A team of MIT researchers has developed an AI system that can fast-track engineers’ ability to solve problems with hundreds of variables.

The approach could help engineers tackle extremely complex design problems, from power grid optimisation to vehicle design.

Many engineering challenges come down to the same headache: too many knobs to turn and too few chances to test them.

Whether tuning a power grid or designing a safer vehicle, each evaluation can be costly, and there may be hundreds of variables that could matter.

Consider car safety design. Engineers must integrate thousands of parts, and many design choices can affect how a vehicle performs in a collision.

Classic optimisation tools could start to struggle when searching for the best combination.

MIT researchers developed a new approach that rethinks how a classic method, known as Bayesian optimisation, can be used to solve problems with hundreds of variables.

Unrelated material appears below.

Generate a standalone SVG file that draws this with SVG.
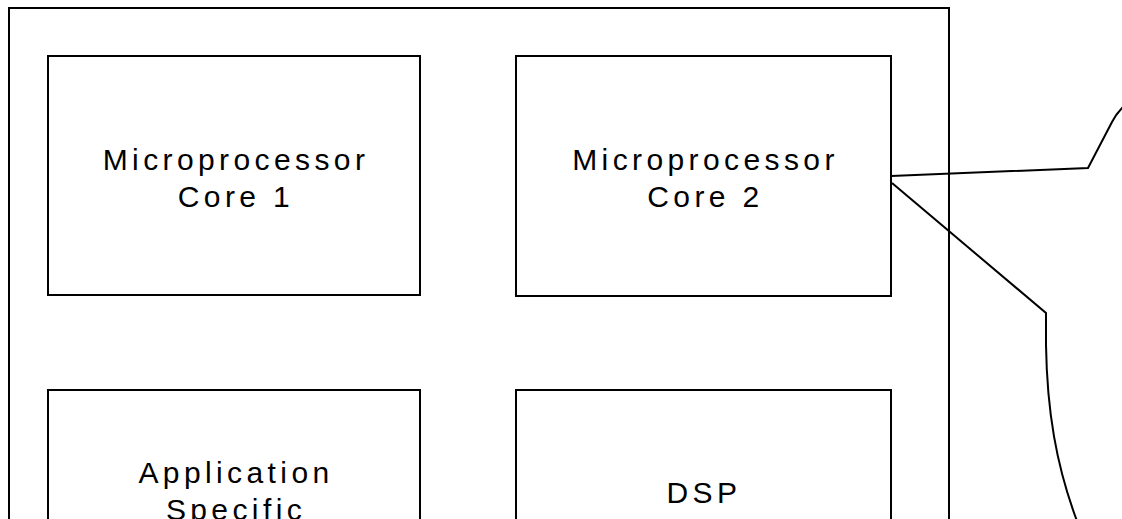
<svg xmlns="http://www.w3.org/2000/svg" width="1122" height="519" viewBox="0 0 1122 519">
  <style>
    .box { fill: #fff; stroke: #000; stroke-width: 2; }
    .frame { fill: none; stroke: #000; stroke-width: 2; }
    .wire { fill: none; stroke: #000; stroke-width: 2; stroke-linejoin: miter; }
    .lbl { font-family: "Liberation Sans", Arial, sans-serif; font-size: 30px; letter-spacing: 4.4px; fill: #000; text-anchor: middle; }
  </style>
  <rect width="1122" height="519" fill="#fff"/>

  <!-- chip outline -->
  <g id="chip">
    <rect class="frame" x="9" y="8" width="940" height="560"/>
  </g>

  <g id="core1">
    <rect class="box" x="48" y="56" width="372" height="239"/>
    <text class="lbl" x="236" y="170">Microprocessor</text>
    <text class="lbl" x="236" y="207">Core 1</text>
  </g>

  <g id="core2">
    <rect class="box" x="516" y="56" width="375" height="240"/>
    <text class="lbl" x="705.5" y="170">Microprocessor</text>
    <text class="lbl" x="705.5" y="207">Core 2</text>
  </g>

  <g id="asic">
    <rect class="box" x="48" y="390" width="372" height="240"/>
    <text class="lbl" x="236" y="483">Application</text>
    <text class="lbl" x="236" y="520">Specific</text>
  </g>

  <g id="dsp">
    <rect class="box" x="516" y="390" width="375" height="240"/>
    <text class="lbl" x="704" y="503">DSP</text>
    <text class="lbl" x="704" y="540">Core</text>
  </g>

  <!-- callout lines leaving core 2 -->
  <g id="connectors">
    <path class="wire" d="M891,176 L1088,168 L1112,122 Q1116,114 1124,106"/>
    <path class="wire" d="M892,183 L1046,313 L1046,345 C1047,410 1056,465 1077,521"/>
  </g>
</svg>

In tests on realistic engineering-style benchmarks, like power-system optimisation, the approach found top solutions 10 to 100 times faster than widely used methods.

Their technique leverages a foundation model trained on tabular data that automatically identifies the variables that matter most for improving performance, repeating the process to hone in on better and better solutions.

Foundation models are huge artificial intelligence systems trained on vast, general datasets. This allows them to adapt to different applications.

The researchers’ tabular foundation model does not need to be constantly retrained as it works toward a solution, increasing the efficiency of the optimisation process.

The technique also delivers greater speed-ups for more complicated problems, so it could be especially useful in demanding applications like materials development or drug discovery.

“Modern AI and machine-learning models can fundamentally change the way engineers and scientists create complex systems,” says Rosen Yu, lead author of a paper on this technique.

“We came up with one algorithm that can not only solve high-dimensional problems, but is also reusable so it can be applied to many problems without the need to start everything from scratch.”

Improving a proven method

When scientists seek to solve a multifaceted problem but have expensive methods to evaluate success, like crash testing a car to know how good each design is, they often use a tried-and-true method called Bayesian optimisation.

This iterative method finds the best configuration for a complicated system by building a surrogate model that helps estimate what to explore next while considering the uncertainty of its predictions.

But the surrogate model must be retrained after each iteration, which can quickly become computationally intractable when the space of potential solutions is very large.

In addition, scientists need to build a new model from scratch any time they want to tackle a different scenario.

To address both shortcomings, the MIT researchers utilised a generative AI system known as a tabular foundation model as the surrogate model inside a Bayesian optimisation algorithm.

“A tabular foundation model is like a ChatGPT for spreadsheets. The input and output of these models are tabular data, which in the engineering domain is much more common to see and use than language,” Yu says.

Just like large language models such as ChatGPT,  Claude and Gemini, the model has been pre-trained on an enormous amount of tabular data. This makes it well-equipped to tackle a range of prediction problems. In addition, the model can be deployed as-is, without the need for any retraining.

To make their system more accurate and efficient for optimisation, the researchers employed a trick that enables the model to identify features of the design space that will have the biggest impact on the solution.

“A car might have 300 design criteria, but not all of them are the main driver of the best design if you are trying to increase some safety parameters. Our algorithm can smartly select the most critical features to focus on,” Yu says.

It does this by using a tabular foundation model to estimate which variables (or combinations of variables) most influence the outcome.

It then focuses the search on those high-impact variables instead of wasting time exploring everything equally. For instance, if the size of the front crumple zone significantly increased and the car’s safety rating improved, that feature likely played a role in the enhancement.

In the future, the researchers want to study methods that could boost the performance of tabular foundation models. They also want to apply their technique to problems with thousands or even millions of dimensions, like the design of a naval ship.

“At a higher level, this work points to a broader shift: using foundation models not just for perception or language, but as algorithmic engines inside scientific and engineering tools, allowing classical methods like Bayesian optimisation to scale to regimes that were previously impractical,” says Ahmed.

“The approach presented in this work, using a pretrained foundation model together with high-dimensional Bayesian optimisation, is a creative and promising way to reduce the heavy data requirements of simulation-based design,” says Wei Chen, the Wilson-Cook Professor in Engineering Design, who was not involved in this research.

“Overall, this work is a practical and powerful step toward making advanced design optimisation more accessible and easier to apply in real-world settings.”